In response, Aig‑Imoukhuede emphasised that, the issue cuts across both debt and equity markets, shaping how Africa is priced globally, including by its own institutional investors.

President Ruto, while acknowledging the challenge, pointed to ongoing efforts among African governments and development finance institutions to address de-risking through existing frameworks. He also revealed active discussions with President Macron on establishing a dedicated institutional platform to support investment de-risking across the continent.

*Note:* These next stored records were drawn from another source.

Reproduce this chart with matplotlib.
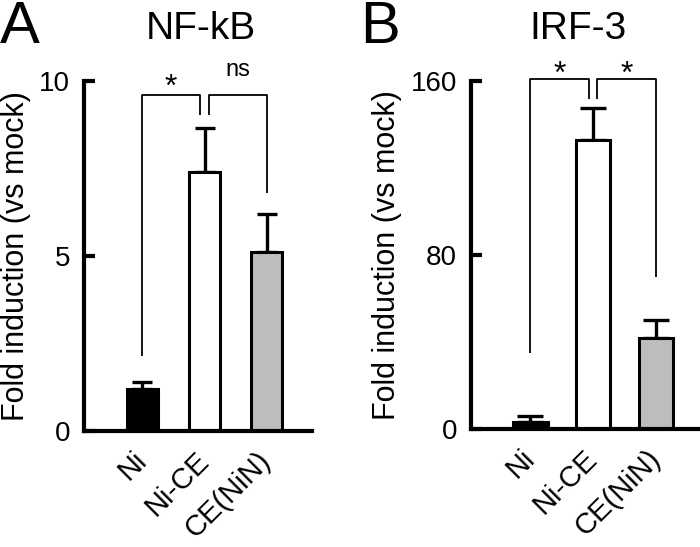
import matplotlib
matplotlib.use("Agg")
import matplotlib.pyplot as plt

plt.rcParams["font.family"] = ["Liberation Sans", "DejaVu Sans"]

groups = ["Ni", "Ni-CE", "CE(NiN)"]
colors = ["black", "white", "#bdbdbd"]

nfkb_vals = [1.2, 7.4, 5.1]
nfkb_err = [0.2, 1.25, 1.1]
irf3_vals = [3, 133, 42]
irf3_err = [3, 14.5, 8]

# bracket heights: (top, left drop, inner drops, right drop)
nfkb_brk = [9.6, 2.15, 9.03, 6.8]
irf3_brk = [161, 35, 151.7, 70]
nfkb_marks = ["*", "ns"]
irf3_marks = ["*", "*"]

fig = plt.figure(figsize=(7, 5.47), dpi=100)


def panel(rect, vals, err, ymax, yticks, title, title_x, brk, marks, gap, bw, cap, star_y, ns_y):
    ax = fig.add_axes(rect)
    x = range(len(groups))
    ax.bar(x, vals, width=bw, color=colors, edgecolor="black", linewidth=2.2, zorder=2)
    ax.errorbar(x, vals, yerr=[[0] * len(err), err], fmt="none", ecolor="black",
                elinewidth=2.4, capsize=cap, capthick=2.4, zorder=1)
    ax.set_xlim(-0.94, 2.73)
    ax.set_ylim(0, ymax)
    ax.set_yticks(yticks)
    ax.set_xticks(list(x))
    ax.set_xticklabels(groups, rotation=45, ha="right", va="center",
                       rotation_mode="anchor", fontsize=21)
    ax.tick_params(axis="x", length=0, pad=18)
    ax.tick_params(axis="y", direction="in", length=8, width=3, labelsize=20, pad=10)
    for s in ["top", "right"]:
        ax.spines[s].set_visible(False)
    for s in ["left", "bottom"]:
        ax.spines[s].set_linewidth(3)
    ax.set_ylabel("Fold induction (vs mock)", fontsize=22, labelpad=6)

    top, ldrop, mid, rdrop = brk
    kw = dict(color="black", lw=1.3, clip_on=False, solid_capstyle="butt")
    ax.plot([0, 0, 1 - gap, 1 - gap], [ldrop, top, top, mid], **kw)
    ax.plot([1 + gap, 1 + gap, 2, 2], [mid, top, top, rdrop], **kw)
    ax.text(0.5 - gap / 2, star_y, marks[0], ha="center", va="center",
            fontsize=23 if marks[0] == "*" else 17, clip_on=False)
    ax.text(1.5 + gap / 2, star_y if marks[1] == "*" else ns_y, marks[1], ha="center",
            va="center", fontsize=23 if marks[1] == "*" else 17, clip_on=False)

    fig.text(title_x, 0.947, title, ha="center", va="center", fontsize=28)
    return ax


axA = panel([0.12, 0.2121, 0.3257, 0.6399], nfkb_vals, nfkb_err, 10, [0, 5, 10],
            "NF-kB", 0.287, nfkb_brk, nfkb_marks, 0.08, 0.5, 7.5, 9.8, 10.3)
axB = panel([0.6729, 0.2157, 0.33, 0.6362], irf3_vals, irf3_err, 160, [0, 80, 160],
            "IRF-3", 0.826, irf3_brk, irf3_marks, 0.06, 0.55, 9.5, 163, 166)

fig.text(0.0, 1.0, "A", ha="left", va="top", fontsize=43)
fig.text(0.515, 1.0, "B", ha="left", va="top", fontsize=43)

fig.savefig("out.png", dpi=100, facecolor="white")
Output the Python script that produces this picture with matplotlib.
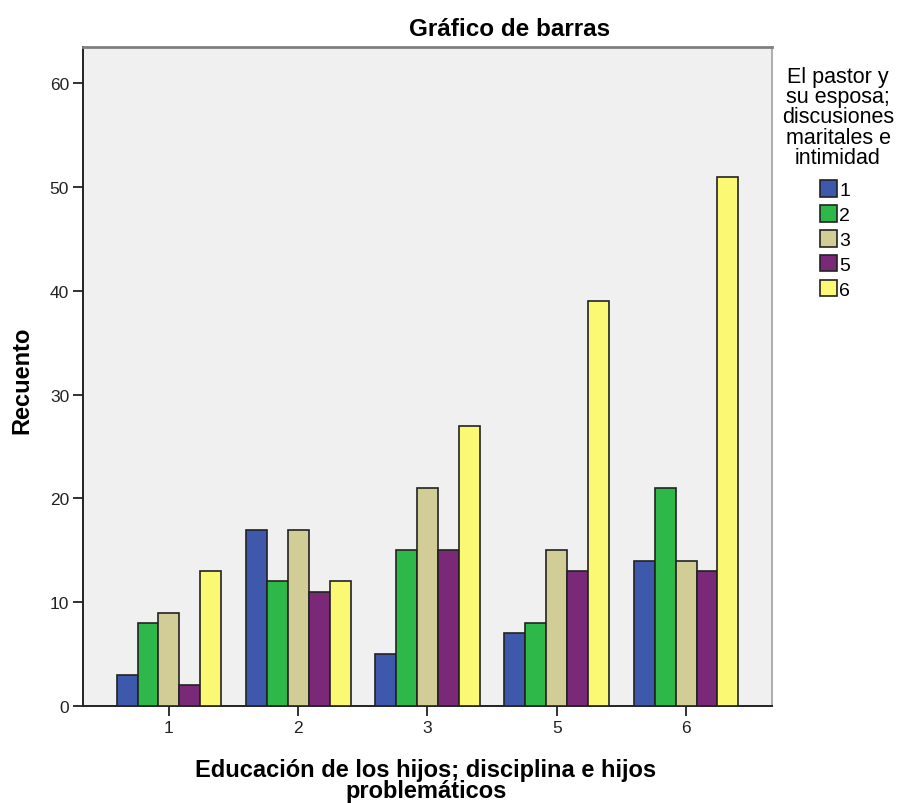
import matplotlib
matplotlib.use("Agg")
import matplotlib.pyplot as plt
import numpy as np
from matplotlib.patches import Patch

categories = ["1", "2", "3", "5", "6"]
series_names = ["1", "2", "3", "5", "6"]
values = {
    "1": [3, 17, 5, 7, 14],
    "2": [8, 12, 15, 8, 21],
    "3": [9, 17, 21, 15, 14],
    "5": [2, 11, 15, 13, 13],
    "6": [13, 12, 27, 39, 51],
}
colors = ["#3e58ac", "#2fb84a", "#d2cc96", "#7a2878", "#fbf873"]

plt.rcParams['font.family'] = ['Liberation Sans', 'DejaVu Sans']
fig = plt.figure(figsize=(9.01, 8.04), dpi=100)
ax = fig.add_axes([83/901, 1-707/804, (772-83)/901, (707-48)/804])
ax.set_facecolor("#f0f0f0")

x = np.arange(len(categories))
w = 0.162
for i, s in enumerate(series_names):
    ax.bar(x + (i - 2) * w, values[s], width=w, color=colors[i],
           edgecolor="#222222", linewidth=1.2, zorder=3)

ax.set_xlim(-0.665, 4.665)
ax.set_ylim(0, 63.5)
ax.set_yticks([0, 10, 20, 30, 40, 50, 60])
ax.set_xticks(x)
ax.set_xticklabels(categories)
ax.tick_params(axis='both', direction='out', length=7, width=1.3, labelsize=12.5,
               colors="#222222", pad=3)
ax.spines["top"].set_color("#808080")
ax.spines["top"].set_linewidth(2.0)
ax.spines["right"].set_color("#a0a0a0")
ax.spines["right"].set_linewidth(1.2)
for side in ["left", "bottom"]:
    ax.spines[side].set_color("#222222")
    ax.spines[side].set_linewidth(1.4)

fig.text(510/901, 1-30/804, "Gráfico de barras", ha="center", va="center",
         fontsize=17.5, fontweight="bold")
fig.text(22/901, 1-380/804, "Recuento", ha="center", va="center",
         rotation=90, fontsize=17, fontweight="bold")
fig.text(426/901, 1-781/804, "Educación de los hijos; disciplina e hijos\nproblemáticos",
         ha="center", va="center", fontsize=17, fontweight="bold", linespacing=0.92)

handles = [Patch(facecolor=colors[i], edgecolor="#222222", linewidth=1.2, label=s)
           for i, s in enumerate(series_names)]
leg = fig.legend(handles=handles, loc="upper left", bbox_to_anchor=(820/901, 1-181/804),
                 frameon=False, fontsize=14, handlelength=0.85, handleheight=0.95,
                 handletextpad=0.15, labelspacing=0.3, borderaxespad=0, borderpad=0)
fig.text(838/901, 1-118/804, "El pastor y\nsu esposa;\ndiscusiones\nmaritales e\nintimidad",
         ha="center", va="center", fontsize=15.5, linespacing=0.95)

fig.savefig("out.png", dpi=100, facecolor="white")
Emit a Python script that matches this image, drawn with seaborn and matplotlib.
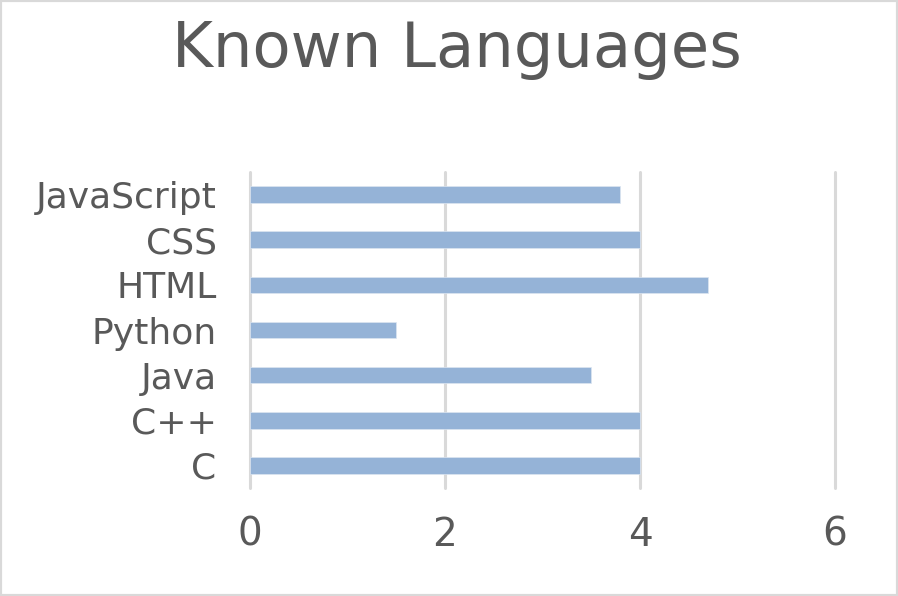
import matplotlib
matplotlib.use("Agg")
import matplotlib.pyplot as plt
import seaborn as sns
import pandas as pd
from matplotlib.patches import Rectangle

languages = ["JavaScript", "CSS", "HTML", "Python", "Java", "C++", "C"]
known = [3.8, 4.0, 4.7, 1.5, 3.5, 4.0, 4.0]
x_ticks = [0, 2, 4, 6]

df = pd.DataFrame({"language": languages, "known": known})

sns.set_theme(style="white")
plt.rcParams["font.family"] = ["DejaVu Sans"]
text_color = "#595959"
grid_color = "#d9d9d9"

fig = plt.figure(figsize=(8.98, 5.96), dpi=100)
ax = fig.add_axes([250 / 898, 1 - 488 / 596, 585 / 898, 316 / 596])

sns.barplot(data=df, y="language", x="known", order=languages, orient="h",
            color="#95B3D7", saturation=1, width=0.37, ax=ax, zorder=3,
            edgecolor="#dce6f1", linewidth=0.5)

ax.set_xlim(0, 6)
ax.set_ylim(6.5, -0.5)
ax.set_xticks(x_ticks)
ax.set_xticklabels([str(t) for t in x_ticks])
ax.grid(axis="x", color=grid_color, linewidth=2.2, zorder=0)
ax.grid(axis="y", visible=False)
for gl in ax.get_xgridlines():
    gl.set_clip_on(False)
for s in ax.spines.values():
    s.set_visible(False)
ax.tick_params(axis="both", length=0, labelcolor=text_color)
ax.tick_params(axis="x", pad=20, labelsize=28)
ax.tick_params(axis="y", pad=24, labelsize=26)
ax.set_xlabel("")
ax.set_ylabel("")

fig.text(457 / 898, 1 - 50 / 596, "Known Languages", ha="center", va="center",
         fontsize=45, color=text_color)

fig.patches.append(Rectangle((0, 0), 1, 1, transform=fig.transFigure,
                             fill=False, edgecolor=grid_color, linewidth=3))

fig.savefig("out.png", dpi=100, facecolor="white")
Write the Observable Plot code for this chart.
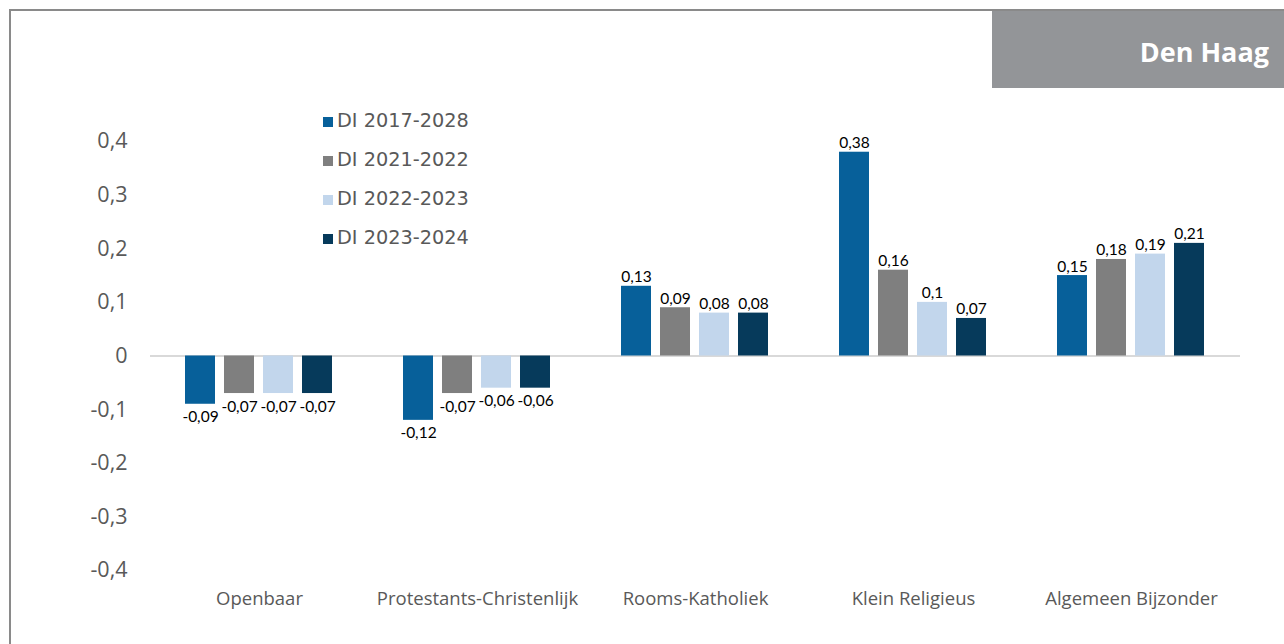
<!DOCTYPE html>
<html>
<head>
<meta charset="utf-8">
<script src="https://cdn.jsdelivr.net/npm/d3@7"></script>
<script src="https://cdn.jsdelivr.net/npm/@observablehq/plot@0.6"></script>
<style>
  html, body { margin: 0; padding: 0; background: #fff; }
  #wrap { position: relative; width: 1284px; height: 644px; overflow: hidden; }
  #frame { position: absolute; left: 9px; top: 9px; width: 1300px; height: 700px;
           border-top: 2px solid #8a8a8a; border-left: 2px solid #8a8a8a; box-sizing: border-box; }
  #title { position: absolute; left: 992px; top: 11px; width: 292px; height: 77px; background: #939598;
           color: #fff; font-family: "Open Sans", sans-serif; font-weight: 700; font-size: 27px;
           box-sizing: border-box; padding-right: 15px; text-align: right; line-height: 82px; }
  #chart { position: absolute; left: 0; top: 0; }
  #legend { position: absolute; left: 323px; top: 107px; font-family: "DejaVu Sans", Verdana, sans-serif;
            font-size: 19.3px; color: #595959; }
  .item { height: 39px; display: flex; align-items: center; position: relative; top: -6px; }
  .sw { width: 10px; height: 10px; margin-right: 4px; margin-top: 3px; }
</style>
</head>
<body>
<div id="wrap">
  <div id="frame"></div>
  <div id="chart"></div>
  <div id="title">Den Haag</div>
  <div id="legend"></div>
</div>
<script>
const categories = ["Openbaar", "Protestants-Christenlijk", "Rooms-Katholiek", "Klein Religieus", "Algemeen Bijzonder"];
const series = ["DI 2017-2028", "DI 2021-2022", "DI 2022-2023", "DI 2023-2024"];
const di20172028 = [-0.09, -0.12, 0.13, 0.38, 0.15];
const di20212022 = [-0.07, -0.07, 0.09, 0.16, 0.18];
const di20222023 = [-0.07, -0.06, 0.08, 0.10, 0.19];
const di20232024 = [-0.07, -0.06, 0.08, 0.07, 0.21];
const yTicks = [-0.4, -0.3, -0.2, -0.1, 0, 0.1, 0.2, 0.3, 0.4];
const colors = ["#07609a", "#7f7f7f", "#c2d6ec", "#063a5b"];

const seriesValues = [di20172028, di20212022, di20222023, di20232024];
const data = [];
categories.forEach((c, i) => {
  series.forEach((s, j) => data.push({category: c, series: s, value: seriesValues[j][i]}));
});
const fmt = v => String(v).replace(".", ",");

const plot = Plot.plot({
  width: 1284,
  height: 644,
  marginTop: 141,
  marginBottom: 74,
  marginLeft: 150,
  marginRight: 44,
  style: {fontFamily: "'Open Sans', sans-serif", background: "transparent"},
  fx: {domain: categories, padding: 0, label: null},
  x: {domain: series, paddingInner: 0.225, paddingOuter: 0.84, axis: null},
  y: {domain: [-0.4, 0.4], axis: null},
  color: {domain: series, range: colors},
  marks: [
    Plot.ruleY([0], {stroke: "#d9d9d9", strokeWidth: 2}),
    Plot.barY(data, {fx: "category", x: "series", y: "value", fill: "series"}),
    Plot.text(data.filter(d => d.value >= 0), {fx: "category", x: "series", y: "value", text: d => fmt(d.value),
      lineAnchor: "bottom", dy: -4, fontSize: 15.5, fill: "#000", fontFamily: "Lato, sans-serif"}),
    Plot.text(data.filter(d => d.value < 0), {fx: "category", x: "series", y: "value", text: d => fmt(d.value),
      lineAnchor: "top", dy: 7, fontSize: 15.5, fill: "#000", fontFamily: "Lato, sans-serif"}),
    Plot.axisY({ticks: yTicks, tickFormat: fmt, tickSize: 0, tickPadding: 23, fontSize: 21.5, fill: "#595959", label: null}),
    Plot.axisFx({anchor: "bottom", tickSize: 0, tickPadding: 21, fontSize: 18.5, fill: "#595959", label: null})
  ]
});
document.getElementById("chart").appendChild(plot);

const legend = document.getElementById("legend");
series.forEach((s, i) => {
  const it = document.createElement("div");
  it.className = "item";
  const sw = document.createElement("div");
  sw.className = "sw";
  sw.style.background = colors[i];
  it.appendChild(sw);
  it.appendChild(document.createTextNode(s));
  legend.appendChild(it);
});
</script>
</body>
</html>
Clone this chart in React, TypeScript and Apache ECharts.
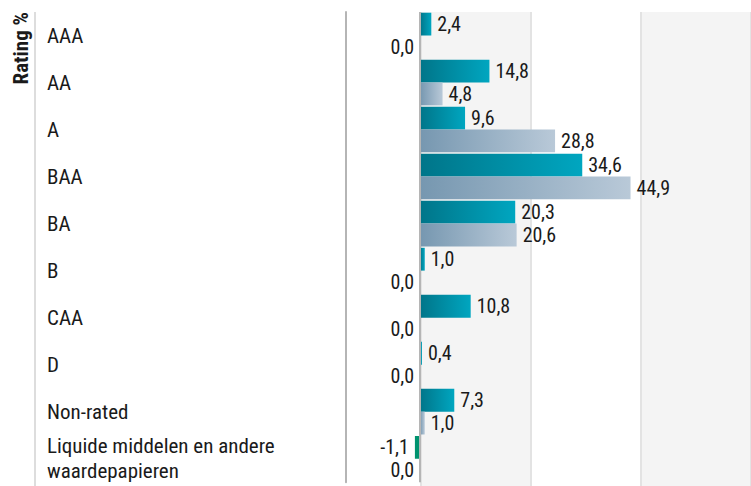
import React, { useEffect, useRef } from "react";
import * as echarts from "echarts";

const categories = [
  "AAA",
  "AA",
  "A",
  "BAA",
  "BA",
  "B",
  "CAA",
  "D",
  "Non-rated",
  "Liquide middelen en andere waardepapieren",
];
const seriesA = [2.4, 14.8, 9.6, 34.6, 20.3, 1.0, 10.8, 0.4, 7.3, -1.1];
const seriesB = [0.0, 4.8, 28.8, 44.9, 20.6, 0.0, 0.0, 0.0, 1.0, 0.0];
const axisTitle = "Rating %";

const FONT = "'Liberation Sans Narrow', 'Roboto Condensed', 'DejaVu Sans Condensed', Roboto, sans-serif";

const fmt = (v: number) => v.toFixed(1).replace(".", ",");

export default function App() {
  const ref = useRef<HTMLDivElement>(null);
  useEffect(() => {
    if (!ref.current) return;
    const chart = echarts.init(ref.current, undefined, { renderer: "svg" });
    const gradA = new echarts.graphic.LinearGradient(0, 0, 1, 0, [
      { offset: 0, color: "#007589" },
      { offset: 1, color: "#00a6c0" },
    ]);
    const gradB = new echarts.graphic.LinearGradient(0, 0, 1, 0, [
      { offset: 0, color: "#7697b0" },
      { offset: 1, color: "#b9c9d8" },
    ]);
    const mk = (vals: number[], grad: any) =>
      vals.map((v) => ({
        value: v,
        itemStyle: v < 0 ? { color: "#00936f" } : { color: grad },
        label: { position: v > 0 ? "right" : "left" },
      }));
    const labelCfg = {
      show: true,
      distance: 6,
      fontFamily: FONT,
      fontSize: 20,
      color: "#1a1a1a",
      formatter: (p: any) => fmt(p.value),
    };
    chart.setOption({
      animation: false,
      grid: [
        { left: 346, top: 12, width: 411, height: 474, containLabel: false },
        { left: 421, top: 12, width: 336, height: 474, containLabel: false },
      ],
      xAxis: [
        {
          gridIndex: 0,
          type: "value",
          min: -15.8,
          max: 70.6,
          show: false,
          splitLine: { show: false },
        },
        {
          gridIndex: 1,
          type: "value",
          min: 0,
          max: 3,
          interval: 1,
          axisLine: { show: false },
          axisTick: { show: false },
          axisLabel: { show: false },
          splitLine: { show: true, lineStyle: { color: "#e3e3e3", width: 2 } },
          splitArea: { show: true, areaStyle: { color: ["#f4f4f4", "#ffffff"] } },
        },
      ],
      yAxis: [
        {
          gridIndex: 0,
          type: "category",
          data: categories,
          inverse: true,
          axisLine: { show: true, onZero: false, lineStyle: { color: "#b5b5b5", width: 2 } },
          axisTick: { show: false },
          splitLine: { show: false },
          axisLabel: {
            align: "left",
            margin: 299,
            fontFamily: FONT,
            fontSize: 21,
            color: "#1a1a1a",
            width: 275,
            overflow: "break",
            lineHeight: 25,
            padding: [0, 0, 5, 0],
          },
        },
        {
          gridIndex: 1,
          type: "category",
          data: categories,
          inverse: true,
          show: false,
        },
      ],
      graphic: [
        {
          type: "line",
          shape: { x1: 35, y1: 12, x2: 35, y2: 486 },
          style: { stroke: "#dddddd", lineWidth: 2 },
        },
        {
          type: "text",
          x: 21,
          y: 12,
          rotation: Math.PI / 2,
          style: {
            text: axisTitle,
            font: `bold 21px ${FONT}`,
            fill: "#1a1a1a",
            textAlign: "right",
            textVerticalAlign: "middle",
          },
        },
      ],
      series: [
        {
          type: "bar",
          xAxisIndex: 0,
          yAxisIndex: 0,
          data: mk(seriesA, gradA),
          barGap: "0%",
          barCategoryGap: "3%",
          label: labelCfg,
          z: 3,
          markLine: {
            silent: true,
            symbol: "none",
            label: { show: false },
            lineStyle: { color: "#b5b5b5", width: 2, type: "solid" },
            data: [{ xAxis: 0 }],
          },
        },
        {
          type: "bar",
          xAxisIndex: 0,
          yAxisIndex: 0,
          data: mk(seriesB, gradB),
          barGap: "0%",
          barCategoryGap: "3%",
          label: labelCfg,
          z: 3,
        },
      ],
    });
    return () => chart.dispose();
  }, []);
  return <div ref={ref} style={{ width: 751, height: 486, position: "absolute", left: 0, top: 0 }} />;
}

The exchange quickly emerged as one of the defining moments of the Summit, highlighting a rare convergence between political leadership and private sector voices on the urgency of lowering Africa’s cost of capital.

Reframing Inter-continental Partnerships

Aig‑Imoukhuede used the platform to call for a more balanced and commercially serious relationship between Africa and its global partners, particularly Europe. He argued that the next phase of cooperation must move beyond transactional engagement towards investment, institutional capacity, infrastructure, technology and shared economic value.

Africa should not be positioned merely as a destination for capital. It should be recognised as a strategic partner in building the next era of global growth. The question now is execution, and who will rise to meet it.